Predicting this is incredibly hard. Traditional computer simulations are like trying to count every single water molecule; they are accurate but take so much computing power that they are often impossible for big, real-world problems.
This paper introduces a new "smart" way to solve this problem using Artificial Intelligence (AI). Here is the breakdown of what they did, using simple analogies:
1. The Problem: The "Too Big to Count" Puzzle
Imagine trying to predict the weather for next month. You have a map, but the details are so tiny (like individual raindrops) that your computer crashes if it tries to track them all.
- Traditional AI (Data-Driven): Usually, AI learns by looking at millions of "answer keys" (labeled data). It memorizes patterns. But in fluid dynamics, getting those "answer keys" is as expensive and slow as running the super-hard simulations we are trying to avoid.
- The Challenge: Wall-bounded turbulence is messy. The water behaves very differently right next to the wall compared to the middle of the stream. Standard AI models often get confused here and make mistakes over time.
2. The Solution: "LESnets" (The Physics-Savvy Student)
The authors created a new AI model called LESnets. Think of it not as a student who just memorizes flashcards, but as a student who has the textbook (Physics) open in front of them while they study.
- No Answer Keys Needed: Unlike most AI that needs a huge library of pre-solved examples to learn, LESnets learns by trying to satisfy the laws of physics (like conservation of mass and momentum). It's like a student who solves a math problem by checking if the answer makes sense according to the rules of algebra, rather than copying from a cheat sheet.
- The "Hard Constraint" Rule: Imagine a train track. The train must stay on the tracks. In this AI, the "walls" of the pipe are like the tracks. The model is built so that it is physically impossible for the water to go through the wall. This is called a "hard constraint," and it stops the AI from making silly mistakes near the edges.
3. The Secret Sauce: The "Wall Model"
When water flows fast next to a wall, it creates a very thin, chaotic layer that is hard to see on a coarse (low-resolution) map.
- The Analogy: Imagine trying to see the texture of a brick wall from a helicopter. You can't see the individual bricks.
- The Fix: The authors added a "Wall Model." This is like a rulebook that tells the AI: "Even though you can't see the tiny bricks from this height, you know the wall is rough, so the water should slow down right next to it." This allows the AI to use a low-resolution map (which is fast) but still get the physics near the wall right.
4. How It Works: The "Self-Correcting" Loop
The AI doesn't just guess once. It works like a video game character that moves one step, checks the rules, and then moves again.
- Predict: It guesses what the water flow will look like a split-second later.
- Check: It checks its guess against the laws of physics (the textbook).
- Adjust: If the guess breaks the laws of physics, it learns from that mistake and updates its "brain" (the neural network).
- Repeat: It does this over and over to predict the flow for a long time.
5. The Results: Fast and Accurate
The researchers tested this on "turbulent channel flows" (water flowing in a pipe) at three different speeds (Reynolds numbers).

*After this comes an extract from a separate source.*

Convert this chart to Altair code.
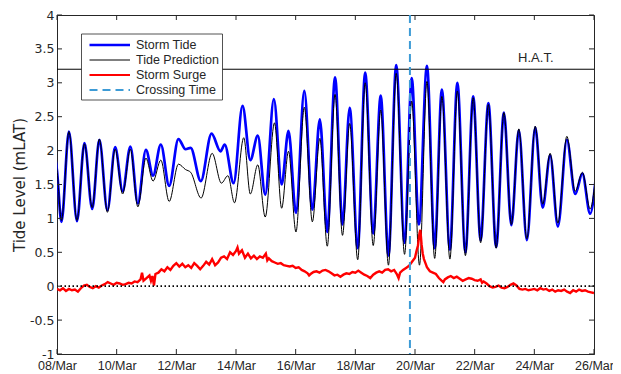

- Speed: The AI model was much faster than traditional high-precision simulations. It could predict the flow in seconds that would take a supercomputer hours to calculate.
- Accuracy: Even though it was fast, it was just as accurate as the traditional methods for predicting how the water moves, the speed of the flow, and the swirling patterns (vortices).
- Bonus Feature: The model can even "learn" the right settings for its own physics rules automatically. If it doesn't know a specific coefficient (a number that defines how the fluid behaves), it can figure it out while it trains, using just a tiny bit of extra data.
Summary
The paper presents LESnets, a new type of AI that predicts how turbulent fluids flow near walls. Instead of needing a massive library of pre-solved examples, it learns by strictly following the laws of physics. It uses a special "rulebook" for the walls to stay accurate even when using low-resolution maps. The result is a tool that is fast, accurate, and doesn't need expensive training data, making it a powerful new way to simulate complex fluid flows like those in pipes or around aircraft.